§ Request: From the listing that follows, reproduce only the lines from the one holding "Reproduce this chart with matplotlib." through the one holding "edgecolor='#d9d9d9', linewidth=0.8))", both included, with no pictures.

▼

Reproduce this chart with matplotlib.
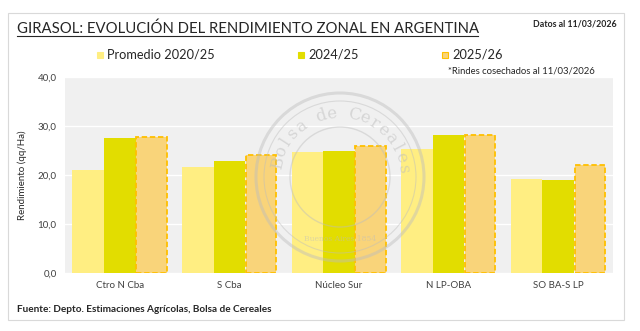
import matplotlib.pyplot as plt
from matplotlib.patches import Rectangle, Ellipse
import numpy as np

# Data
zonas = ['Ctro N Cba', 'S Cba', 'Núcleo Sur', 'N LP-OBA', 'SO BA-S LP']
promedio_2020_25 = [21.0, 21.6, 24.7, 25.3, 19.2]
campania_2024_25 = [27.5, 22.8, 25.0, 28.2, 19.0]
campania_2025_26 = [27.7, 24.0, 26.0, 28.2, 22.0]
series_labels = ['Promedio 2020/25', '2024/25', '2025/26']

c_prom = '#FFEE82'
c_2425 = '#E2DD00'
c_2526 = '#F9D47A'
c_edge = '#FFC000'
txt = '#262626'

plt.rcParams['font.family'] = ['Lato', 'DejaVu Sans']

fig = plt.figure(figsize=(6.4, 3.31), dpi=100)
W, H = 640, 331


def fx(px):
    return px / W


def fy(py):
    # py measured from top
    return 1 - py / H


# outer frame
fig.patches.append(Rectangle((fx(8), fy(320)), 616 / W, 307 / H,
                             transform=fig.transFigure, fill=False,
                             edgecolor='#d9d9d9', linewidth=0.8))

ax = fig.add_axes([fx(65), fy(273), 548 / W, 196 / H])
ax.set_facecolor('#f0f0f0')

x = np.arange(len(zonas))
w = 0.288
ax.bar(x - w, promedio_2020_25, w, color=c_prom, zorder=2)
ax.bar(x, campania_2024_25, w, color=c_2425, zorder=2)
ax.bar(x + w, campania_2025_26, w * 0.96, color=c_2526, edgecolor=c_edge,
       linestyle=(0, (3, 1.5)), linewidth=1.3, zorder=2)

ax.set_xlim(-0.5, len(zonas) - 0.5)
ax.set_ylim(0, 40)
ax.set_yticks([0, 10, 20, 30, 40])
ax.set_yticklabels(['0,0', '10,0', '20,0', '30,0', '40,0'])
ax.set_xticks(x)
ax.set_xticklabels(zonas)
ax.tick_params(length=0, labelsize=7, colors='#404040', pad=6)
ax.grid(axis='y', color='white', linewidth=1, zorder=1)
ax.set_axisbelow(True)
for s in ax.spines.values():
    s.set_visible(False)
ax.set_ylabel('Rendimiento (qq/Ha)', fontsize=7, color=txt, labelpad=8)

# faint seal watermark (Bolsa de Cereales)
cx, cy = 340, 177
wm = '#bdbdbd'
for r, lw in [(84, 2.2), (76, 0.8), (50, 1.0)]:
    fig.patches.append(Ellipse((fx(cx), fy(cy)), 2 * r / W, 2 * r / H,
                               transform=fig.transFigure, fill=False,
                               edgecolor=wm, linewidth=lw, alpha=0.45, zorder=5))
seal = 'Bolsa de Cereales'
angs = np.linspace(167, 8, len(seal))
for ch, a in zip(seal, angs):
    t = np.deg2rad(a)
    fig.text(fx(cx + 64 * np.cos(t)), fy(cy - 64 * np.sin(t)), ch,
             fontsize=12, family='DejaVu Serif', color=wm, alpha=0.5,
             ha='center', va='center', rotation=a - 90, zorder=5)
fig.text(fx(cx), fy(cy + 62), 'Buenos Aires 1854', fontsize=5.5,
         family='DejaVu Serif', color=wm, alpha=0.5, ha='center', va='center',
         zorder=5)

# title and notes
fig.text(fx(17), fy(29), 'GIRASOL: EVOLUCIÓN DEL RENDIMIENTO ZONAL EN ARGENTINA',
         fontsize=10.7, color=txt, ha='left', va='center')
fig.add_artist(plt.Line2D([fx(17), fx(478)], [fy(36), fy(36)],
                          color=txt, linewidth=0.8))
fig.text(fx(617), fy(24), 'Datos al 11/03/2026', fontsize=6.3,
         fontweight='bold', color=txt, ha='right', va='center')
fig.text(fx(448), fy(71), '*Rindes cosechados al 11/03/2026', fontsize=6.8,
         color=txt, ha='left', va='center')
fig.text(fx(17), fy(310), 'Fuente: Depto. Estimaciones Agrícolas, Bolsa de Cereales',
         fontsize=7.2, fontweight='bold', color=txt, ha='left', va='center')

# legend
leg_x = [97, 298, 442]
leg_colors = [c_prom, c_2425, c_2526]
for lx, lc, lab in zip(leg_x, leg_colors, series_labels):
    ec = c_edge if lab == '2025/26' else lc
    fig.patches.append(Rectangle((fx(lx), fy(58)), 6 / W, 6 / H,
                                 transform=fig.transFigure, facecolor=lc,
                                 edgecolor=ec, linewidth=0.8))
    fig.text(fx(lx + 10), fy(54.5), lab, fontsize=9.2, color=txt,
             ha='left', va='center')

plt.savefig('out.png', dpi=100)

▲
▼

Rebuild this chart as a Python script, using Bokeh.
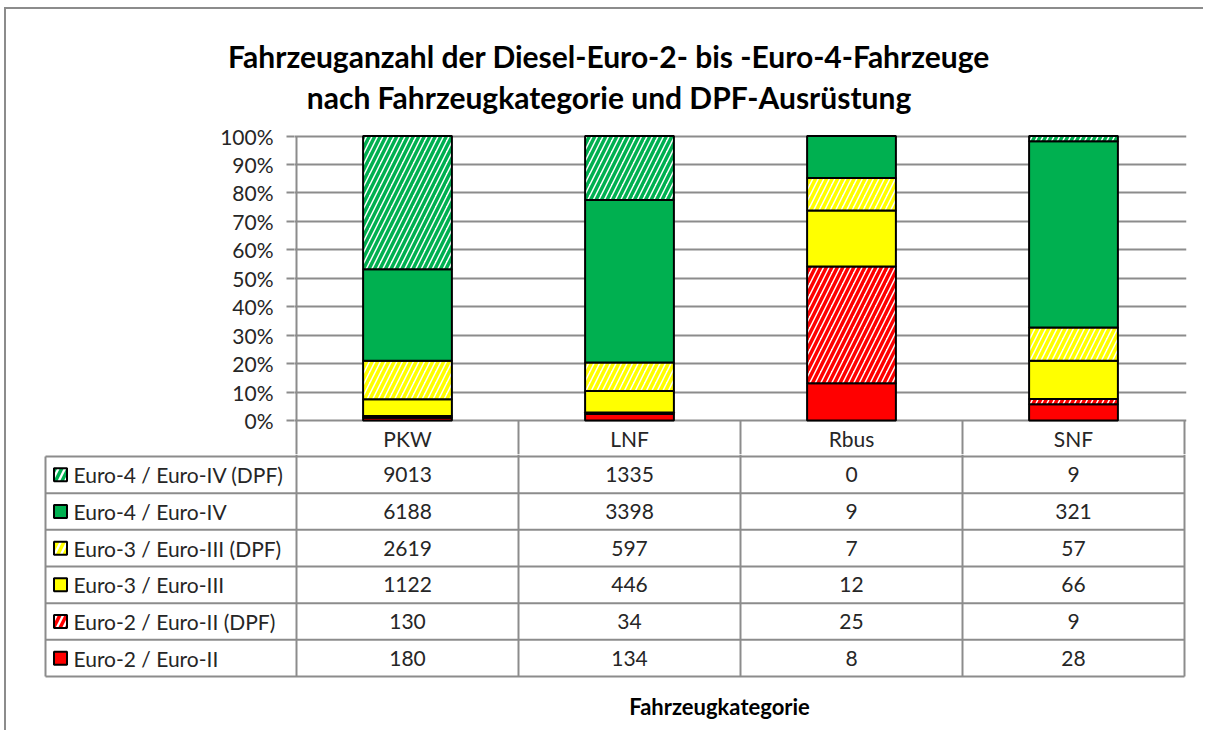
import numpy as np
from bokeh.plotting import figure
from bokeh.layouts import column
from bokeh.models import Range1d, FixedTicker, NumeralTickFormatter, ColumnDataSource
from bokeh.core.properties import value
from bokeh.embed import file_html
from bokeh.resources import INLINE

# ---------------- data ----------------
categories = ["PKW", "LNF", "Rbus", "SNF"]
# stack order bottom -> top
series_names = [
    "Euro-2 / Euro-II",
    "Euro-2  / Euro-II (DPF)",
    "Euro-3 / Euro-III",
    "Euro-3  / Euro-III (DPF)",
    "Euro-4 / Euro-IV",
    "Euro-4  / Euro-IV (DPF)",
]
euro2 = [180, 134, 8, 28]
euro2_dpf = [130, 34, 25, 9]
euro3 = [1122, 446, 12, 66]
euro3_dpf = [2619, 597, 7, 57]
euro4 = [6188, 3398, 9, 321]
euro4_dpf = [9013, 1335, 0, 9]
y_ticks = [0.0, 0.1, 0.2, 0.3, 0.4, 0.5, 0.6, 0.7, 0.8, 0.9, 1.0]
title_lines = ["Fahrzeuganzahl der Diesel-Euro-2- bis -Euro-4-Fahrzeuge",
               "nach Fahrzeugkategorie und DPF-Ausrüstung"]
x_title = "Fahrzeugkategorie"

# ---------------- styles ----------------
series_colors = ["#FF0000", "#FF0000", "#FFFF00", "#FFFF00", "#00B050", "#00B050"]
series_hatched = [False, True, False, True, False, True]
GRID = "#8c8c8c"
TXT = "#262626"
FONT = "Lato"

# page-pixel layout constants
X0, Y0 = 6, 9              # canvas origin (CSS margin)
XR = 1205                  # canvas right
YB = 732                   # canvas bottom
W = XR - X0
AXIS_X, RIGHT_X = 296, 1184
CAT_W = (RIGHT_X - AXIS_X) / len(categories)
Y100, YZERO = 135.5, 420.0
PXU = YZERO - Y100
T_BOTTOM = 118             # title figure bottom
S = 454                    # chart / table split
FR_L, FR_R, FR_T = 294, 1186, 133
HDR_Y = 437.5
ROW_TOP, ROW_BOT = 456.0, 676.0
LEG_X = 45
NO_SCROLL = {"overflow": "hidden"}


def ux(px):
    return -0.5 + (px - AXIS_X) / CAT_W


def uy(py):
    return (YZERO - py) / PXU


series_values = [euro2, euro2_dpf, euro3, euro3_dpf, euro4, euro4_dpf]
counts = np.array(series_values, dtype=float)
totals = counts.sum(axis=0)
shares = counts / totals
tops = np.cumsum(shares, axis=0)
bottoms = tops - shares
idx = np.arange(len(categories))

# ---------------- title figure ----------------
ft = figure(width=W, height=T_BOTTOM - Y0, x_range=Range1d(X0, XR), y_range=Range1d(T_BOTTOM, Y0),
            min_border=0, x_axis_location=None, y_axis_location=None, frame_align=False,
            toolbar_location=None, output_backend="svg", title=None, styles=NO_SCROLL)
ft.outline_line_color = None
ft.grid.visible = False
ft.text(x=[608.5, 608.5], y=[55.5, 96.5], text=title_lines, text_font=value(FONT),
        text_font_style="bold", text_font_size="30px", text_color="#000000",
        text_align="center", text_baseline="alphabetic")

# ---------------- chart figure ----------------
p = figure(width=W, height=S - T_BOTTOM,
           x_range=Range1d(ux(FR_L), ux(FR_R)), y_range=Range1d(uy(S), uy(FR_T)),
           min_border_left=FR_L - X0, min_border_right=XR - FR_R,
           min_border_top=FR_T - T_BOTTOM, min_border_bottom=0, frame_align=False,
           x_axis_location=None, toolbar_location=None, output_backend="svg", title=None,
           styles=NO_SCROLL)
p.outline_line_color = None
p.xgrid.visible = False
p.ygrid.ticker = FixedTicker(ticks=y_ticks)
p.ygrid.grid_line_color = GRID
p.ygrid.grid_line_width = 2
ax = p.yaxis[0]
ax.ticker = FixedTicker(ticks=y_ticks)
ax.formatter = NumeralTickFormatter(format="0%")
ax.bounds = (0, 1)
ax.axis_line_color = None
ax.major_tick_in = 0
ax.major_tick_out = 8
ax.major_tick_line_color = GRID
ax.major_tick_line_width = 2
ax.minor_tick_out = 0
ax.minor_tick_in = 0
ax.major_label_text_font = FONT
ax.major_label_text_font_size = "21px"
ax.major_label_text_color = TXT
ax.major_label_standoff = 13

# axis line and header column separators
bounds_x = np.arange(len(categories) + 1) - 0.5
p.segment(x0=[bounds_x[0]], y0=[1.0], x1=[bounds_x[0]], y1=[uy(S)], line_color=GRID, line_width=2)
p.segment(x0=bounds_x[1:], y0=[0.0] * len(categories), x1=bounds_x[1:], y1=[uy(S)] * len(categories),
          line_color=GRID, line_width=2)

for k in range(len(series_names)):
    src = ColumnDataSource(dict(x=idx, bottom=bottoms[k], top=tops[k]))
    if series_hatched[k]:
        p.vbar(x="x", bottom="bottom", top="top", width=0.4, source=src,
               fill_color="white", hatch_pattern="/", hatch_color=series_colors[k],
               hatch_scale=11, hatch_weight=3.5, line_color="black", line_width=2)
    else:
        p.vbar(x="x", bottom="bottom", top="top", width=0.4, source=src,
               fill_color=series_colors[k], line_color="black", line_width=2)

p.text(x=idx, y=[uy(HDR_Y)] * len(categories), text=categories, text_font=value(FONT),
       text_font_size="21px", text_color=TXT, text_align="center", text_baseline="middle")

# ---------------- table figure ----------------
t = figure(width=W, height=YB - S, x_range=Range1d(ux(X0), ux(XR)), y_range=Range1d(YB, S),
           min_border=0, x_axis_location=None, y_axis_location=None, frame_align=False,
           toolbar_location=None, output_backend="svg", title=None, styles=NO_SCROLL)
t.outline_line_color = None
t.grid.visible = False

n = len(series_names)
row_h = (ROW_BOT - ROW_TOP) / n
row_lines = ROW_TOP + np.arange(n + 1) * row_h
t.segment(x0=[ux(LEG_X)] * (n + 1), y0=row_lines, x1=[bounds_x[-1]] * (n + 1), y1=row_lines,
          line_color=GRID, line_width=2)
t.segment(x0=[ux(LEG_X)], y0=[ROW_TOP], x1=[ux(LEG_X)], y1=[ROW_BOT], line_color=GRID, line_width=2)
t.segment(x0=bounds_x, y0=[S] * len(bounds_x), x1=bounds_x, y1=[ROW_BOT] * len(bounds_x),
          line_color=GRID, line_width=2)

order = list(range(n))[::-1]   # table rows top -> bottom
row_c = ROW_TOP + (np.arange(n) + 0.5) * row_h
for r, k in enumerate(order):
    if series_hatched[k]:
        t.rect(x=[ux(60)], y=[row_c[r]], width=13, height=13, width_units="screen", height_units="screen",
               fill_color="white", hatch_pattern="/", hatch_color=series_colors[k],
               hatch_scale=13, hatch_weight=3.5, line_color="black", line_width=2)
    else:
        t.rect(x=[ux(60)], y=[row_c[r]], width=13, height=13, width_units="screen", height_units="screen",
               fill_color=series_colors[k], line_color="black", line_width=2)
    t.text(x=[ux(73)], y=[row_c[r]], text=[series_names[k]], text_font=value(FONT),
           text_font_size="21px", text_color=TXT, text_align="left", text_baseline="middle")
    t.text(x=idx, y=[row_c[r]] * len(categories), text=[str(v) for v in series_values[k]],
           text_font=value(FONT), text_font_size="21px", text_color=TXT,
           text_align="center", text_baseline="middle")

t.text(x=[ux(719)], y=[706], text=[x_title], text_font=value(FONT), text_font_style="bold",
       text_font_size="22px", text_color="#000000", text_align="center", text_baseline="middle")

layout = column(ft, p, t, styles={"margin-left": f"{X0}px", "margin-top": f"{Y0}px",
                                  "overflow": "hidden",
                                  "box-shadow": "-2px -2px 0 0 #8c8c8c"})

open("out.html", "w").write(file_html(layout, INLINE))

▲
▼

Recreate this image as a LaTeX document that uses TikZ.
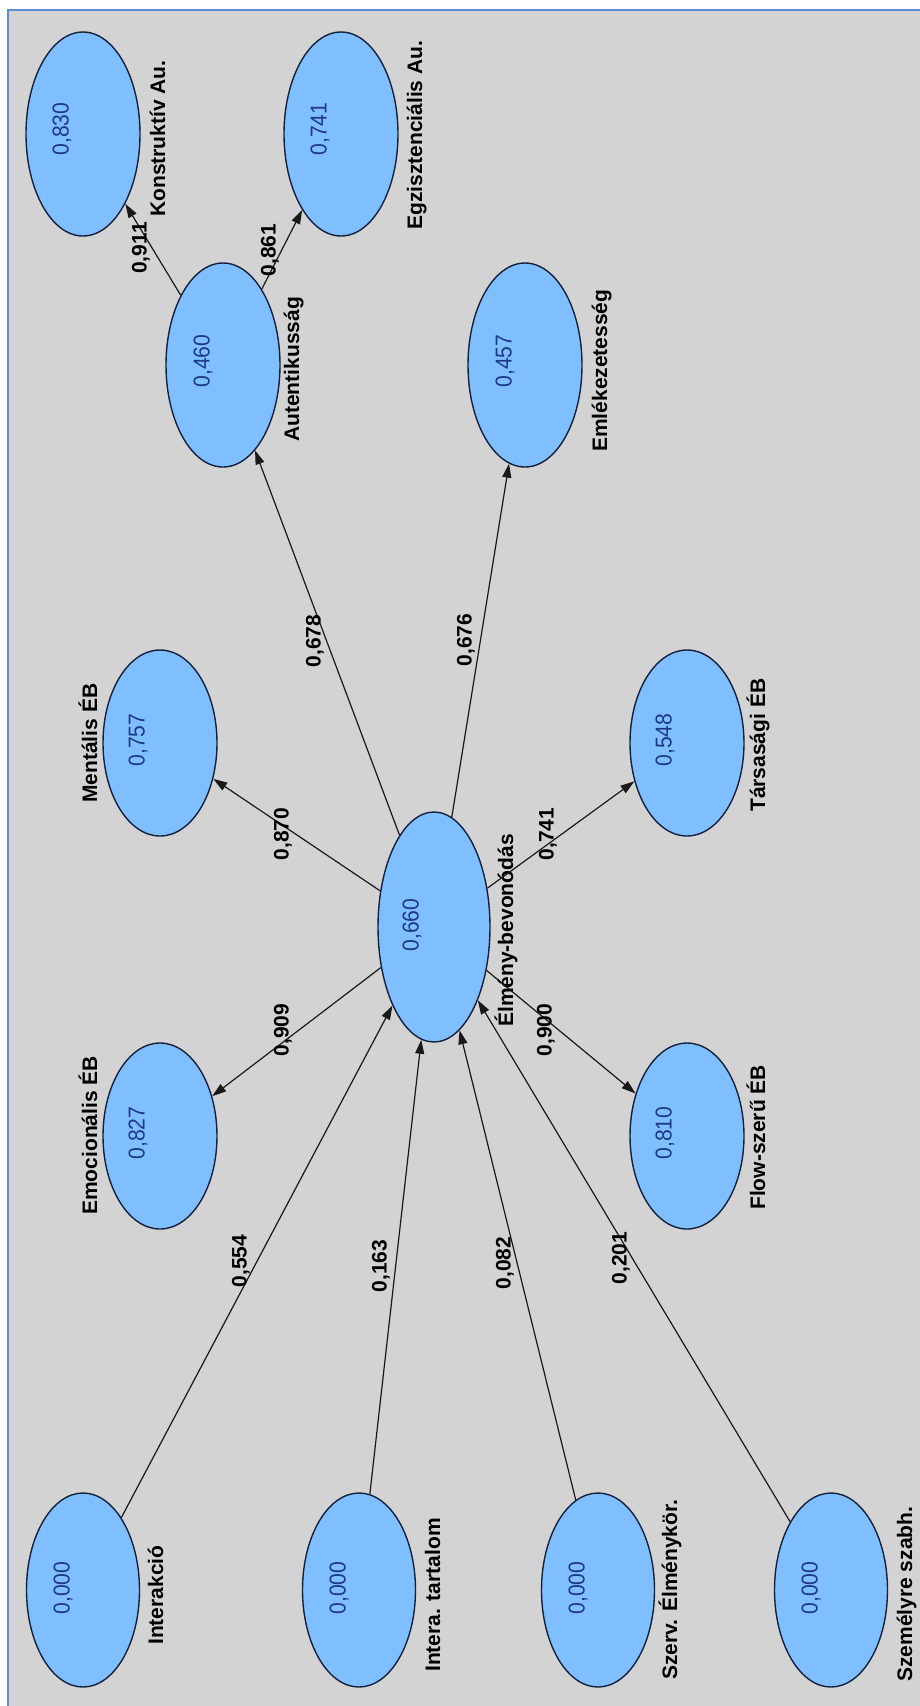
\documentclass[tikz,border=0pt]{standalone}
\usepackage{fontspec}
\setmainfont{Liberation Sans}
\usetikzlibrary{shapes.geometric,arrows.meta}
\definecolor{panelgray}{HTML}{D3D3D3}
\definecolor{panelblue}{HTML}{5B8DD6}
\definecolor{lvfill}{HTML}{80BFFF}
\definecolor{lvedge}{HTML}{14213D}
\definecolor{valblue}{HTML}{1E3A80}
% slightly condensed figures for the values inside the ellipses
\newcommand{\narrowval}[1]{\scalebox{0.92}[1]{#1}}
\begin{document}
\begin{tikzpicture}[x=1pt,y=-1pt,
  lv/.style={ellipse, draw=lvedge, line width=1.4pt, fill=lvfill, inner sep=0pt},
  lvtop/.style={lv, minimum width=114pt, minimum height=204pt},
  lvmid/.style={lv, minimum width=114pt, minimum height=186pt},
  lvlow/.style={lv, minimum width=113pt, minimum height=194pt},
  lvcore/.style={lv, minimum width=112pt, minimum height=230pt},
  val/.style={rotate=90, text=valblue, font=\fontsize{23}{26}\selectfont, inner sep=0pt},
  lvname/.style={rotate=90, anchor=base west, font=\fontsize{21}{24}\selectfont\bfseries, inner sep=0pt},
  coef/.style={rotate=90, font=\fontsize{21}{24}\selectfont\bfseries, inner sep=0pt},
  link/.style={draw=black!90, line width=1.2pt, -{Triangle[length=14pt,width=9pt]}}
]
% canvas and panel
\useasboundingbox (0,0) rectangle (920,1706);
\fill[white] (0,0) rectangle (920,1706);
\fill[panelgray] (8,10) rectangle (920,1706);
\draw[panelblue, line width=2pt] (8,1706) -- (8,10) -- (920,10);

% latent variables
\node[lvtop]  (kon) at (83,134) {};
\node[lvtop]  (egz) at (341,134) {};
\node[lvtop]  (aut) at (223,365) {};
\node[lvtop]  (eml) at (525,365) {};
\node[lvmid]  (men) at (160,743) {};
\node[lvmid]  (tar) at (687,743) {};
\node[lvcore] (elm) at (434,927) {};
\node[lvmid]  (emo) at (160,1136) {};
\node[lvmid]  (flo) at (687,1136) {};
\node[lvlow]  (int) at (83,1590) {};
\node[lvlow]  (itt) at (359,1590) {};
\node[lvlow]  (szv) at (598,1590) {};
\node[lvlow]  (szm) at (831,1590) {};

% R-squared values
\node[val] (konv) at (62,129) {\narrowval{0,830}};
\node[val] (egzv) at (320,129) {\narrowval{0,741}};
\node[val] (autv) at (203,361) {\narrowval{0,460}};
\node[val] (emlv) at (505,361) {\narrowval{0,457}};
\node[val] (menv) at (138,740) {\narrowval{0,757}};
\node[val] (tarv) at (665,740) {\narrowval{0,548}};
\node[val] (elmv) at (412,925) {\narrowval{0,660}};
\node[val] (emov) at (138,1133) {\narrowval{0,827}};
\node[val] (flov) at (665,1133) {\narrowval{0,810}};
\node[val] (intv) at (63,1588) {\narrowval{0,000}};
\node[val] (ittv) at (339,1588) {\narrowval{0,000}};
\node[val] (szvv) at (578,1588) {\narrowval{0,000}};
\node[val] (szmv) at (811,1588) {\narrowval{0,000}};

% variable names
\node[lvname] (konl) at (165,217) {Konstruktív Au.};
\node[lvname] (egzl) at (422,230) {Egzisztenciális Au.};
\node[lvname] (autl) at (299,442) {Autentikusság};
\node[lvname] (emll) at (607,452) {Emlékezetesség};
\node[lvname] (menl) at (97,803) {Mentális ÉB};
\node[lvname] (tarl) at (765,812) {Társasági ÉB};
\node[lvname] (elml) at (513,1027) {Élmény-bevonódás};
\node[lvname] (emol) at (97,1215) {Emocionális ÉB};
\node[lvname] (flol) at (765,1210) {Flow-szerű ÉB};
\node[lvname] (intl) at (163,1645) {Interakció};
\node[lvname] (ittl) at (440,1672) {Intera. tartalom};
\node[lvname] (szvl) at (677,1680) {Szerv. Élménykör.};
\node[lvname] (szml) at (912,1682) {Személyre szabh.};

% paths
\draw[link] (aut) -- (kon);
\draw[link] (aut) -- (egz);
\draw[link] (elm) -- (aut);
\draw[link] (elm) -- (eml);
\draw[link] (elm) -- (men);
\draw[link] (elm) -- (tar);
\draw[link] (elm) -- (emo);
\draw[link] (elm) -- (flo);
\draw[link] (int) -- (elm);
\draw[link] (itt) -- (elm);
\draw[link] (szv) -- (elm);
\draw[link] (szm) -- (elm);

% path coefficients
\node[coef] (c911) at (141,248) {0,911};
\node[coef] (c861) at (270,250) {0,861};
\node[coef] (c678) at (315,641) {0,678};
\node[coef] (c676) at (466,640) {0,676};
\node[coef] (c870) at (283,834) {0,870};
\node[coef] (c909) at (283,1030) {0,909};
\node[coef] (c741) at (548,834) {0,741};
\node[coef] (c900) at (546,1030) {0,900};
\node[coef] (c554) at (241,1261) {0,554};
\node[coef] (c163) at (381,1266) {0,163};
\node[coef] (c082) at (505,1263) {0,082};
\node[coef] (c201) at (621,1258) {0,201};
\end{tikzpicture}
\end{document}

▲

§ Problem solution:
Reproduce this chart with matplotlib.
import matplotlib.pyplot as plt
from matplotlib.patches import Rectangle, Ellipse
import numpy as np

# Data
zonas = ['Ctro N Cba', 'S Cba', 'Núcleo Sur', 'N LP-OBA', 'SO BA-S LP']
promedio_2020_25 = [21.0, 21.6, 24.7, 25.3, 19.2]
campania_2024_25 = [27.5, 22.8, 25.0, 28.2, 19.0]
campania_2025_26 = [27.7, 24.0, 26.0, 28.2, 22.0]
series_labels = ['Promedio 2020/25', '2024/25', '2025/26']

c_prom = '#FFEE82'
c_2425 = '#E2DD00'
c_2526 = '#F9D47A'
c_edge = '#FFC000'
txt = '#262626'

plt.rcParams['font.family'] = ['Lato', 'DejaVu Sans']

fig = plt.figure(figsize=(6.4, 3.31), dpi=100)
W, H = 640, 331


def fx(px):
    return px / W


def fy(py):
    # py measured from top
    return 1 - py / H


# outer frame
fig.patches.append(Rectangle((fx(8), fy(320)), 616 / W, 307 / H,
                             transform=fig.transFigure, fill=False,
                             edgecolor='#d9d9d9', linewidth=0.8))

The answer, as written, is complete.